Computing the order of points on an elliptic curve modulo \(N\) is as difficult as factoring \(N\) (Q5938924)

Given a square-free integer \(N=p_1\dots p_r, r \geq 2,\) the group of points on an elliptic curve over the ring \(Z_N\) is defined. Assume that one has an oracle that is able to compute the order of any point on an elliptic curve over \(Z_N\). Then a random polynomial algorithm is presented for the factorization of \(N\). Let \(E_N(a,b)\) denote the elliptic curve \(y^2 = x^3 + ax + b\) over \(Z_N\). Let \(\Delta = 4a^3 + 27b^2\) be the discriminant of \(E_N(a,b)\).

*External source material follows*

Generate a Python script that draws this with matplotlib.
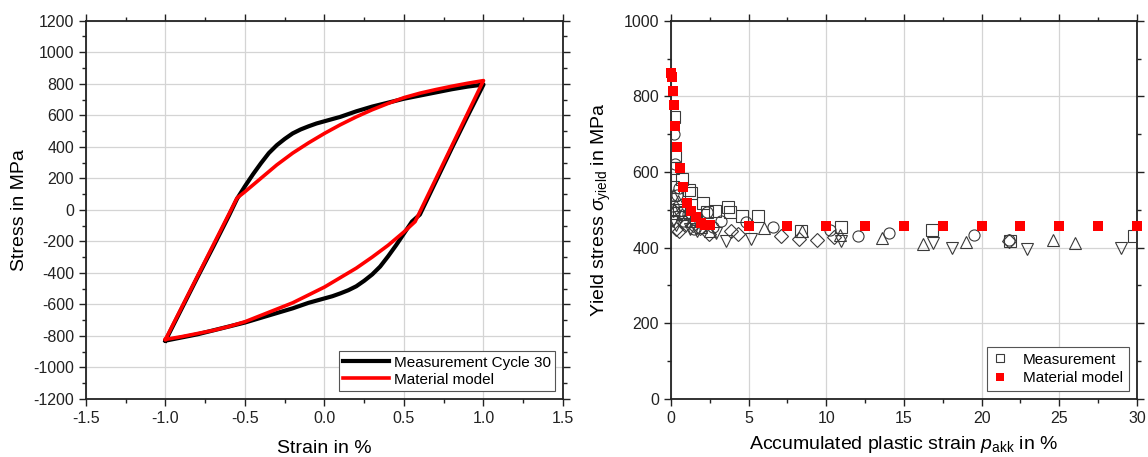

The algorithm fails to find a divisor of \(N\) iff \(\Delta = 0\) or if \(\gcd(\Delta,N) = 1\), the order of the chosen point \(P\) is odd but the order of the elliptic curves \(E_{p_i}(a,b), 1\leq i \leq r\), are all even. The proof of the main result is based on the fact that the probability of the event mentioned in the last sequence is at most \(184/225\). The main result of the paper means that cryptosystems based on the difficulty of computing the order of points on elliptic curves over the ring \(Z_N\) will be at least as robust as those based on the difficulty of factoring \(N\).